De l’autre côté de l’hémicycle, l’analyse est encore plus critique. Jean-François Husson, sénateur LR de la Meurthe-et-Moselle et rapporteur général de la commission des finances regrette la méthode utilisée par le gouvernement : « pour moi, c’est un sujet institutionnel. La situation est trop sérieuse pour faire une proposition de ce type ». « Si c’est une magouille, ça n’amuse pas les Français », analyse-t-il. Il déplore un « geste de com’ », une « une énième tentative de nouvelle méthode » citant le Grenelle de l’environnement, le Beauvau de la sécurité, le Grenelle de la Santé, ainsi que les cahiers de doléances et la convention citoyenne pour le climat.
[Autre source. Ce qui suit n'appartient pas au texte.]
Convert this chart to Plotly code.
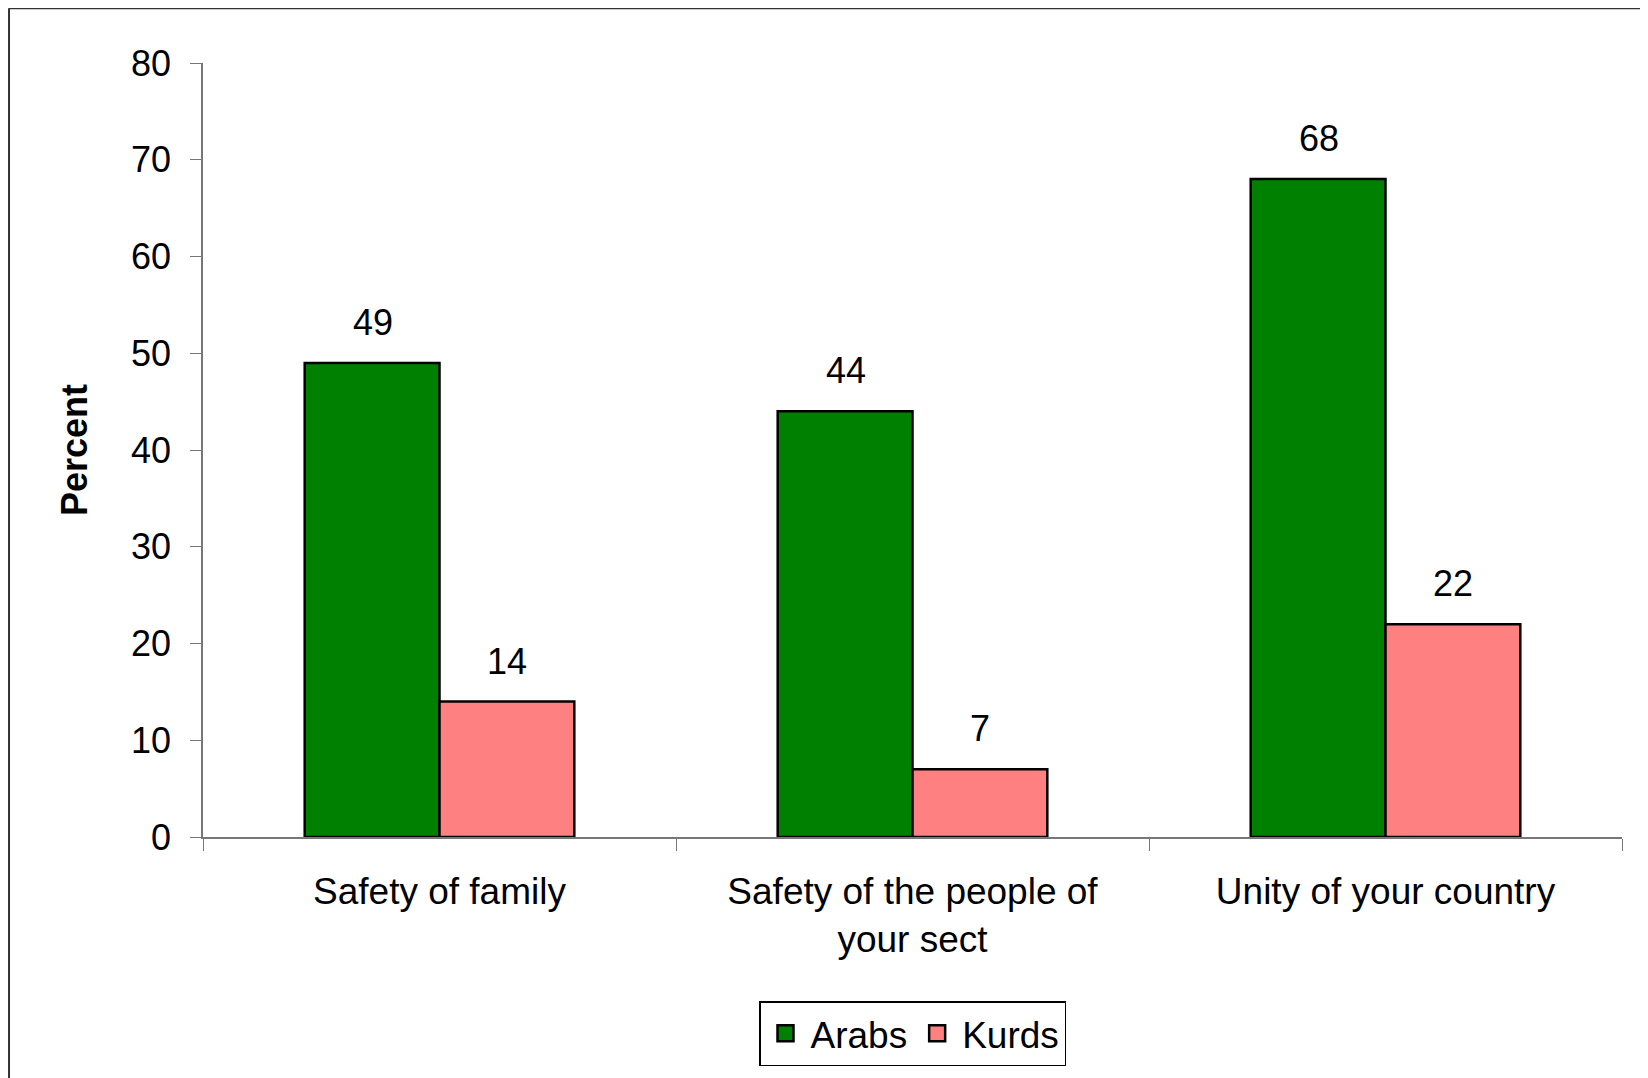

Le sénateur aurait préféré que le gouvernement reste dans les clous et utilise les leviers institutionnels à sa disposition pour concerter, en impliquant les services de la Première ministre, et les présidents de l’Assemblée nationale et du Sénat.
La participation n’est pas exclue a priori
Pour autant, aucun d’entre eux n’exclut a priori sa participation. « On ne va pas refuser une main tendue », affirme Rémi Féraud, paraphrasant le premier secrétaire du Parti Socialiste Olivier Faure. Jean-François Husson y participera « s’il est décidé collégialement, au Sénat et à l’Assemblée nationale que nous participerons ». Sa position tranche nettement avec celui de son président de groupe, Bruno Retailleau, sénateur LR de la Vendée et candidat depuis peu à la présidence de son parti.
Une « main tendue destinée d’abord à la droite »
Malgré tout, Rémi Féraud regrette une « main tendue destinée d’abord à la droite ». « On se demande si le gouvernement est prêt à accepter des revendications de l’ensemble de la gauche, comme la taxe sur les superprofits, et la réponse est non », explique-t-il. Il se dit prêt à pousser certains sujets transpartisans, comme l’amélioration de la situation des collectivités locales. Mais d’après lui, « La gauche ne votera jamais le budget, sauf changement radical de politique ».
Les sénateurs s’accordent donc sur une chose : la méthode ne convainc pas, les sujets sont trop importants pour négliger de parler du fond. Seront-ils entendus ? Si ce n’est pas le cas, l’exécutif laisse planer la menace du 49.3.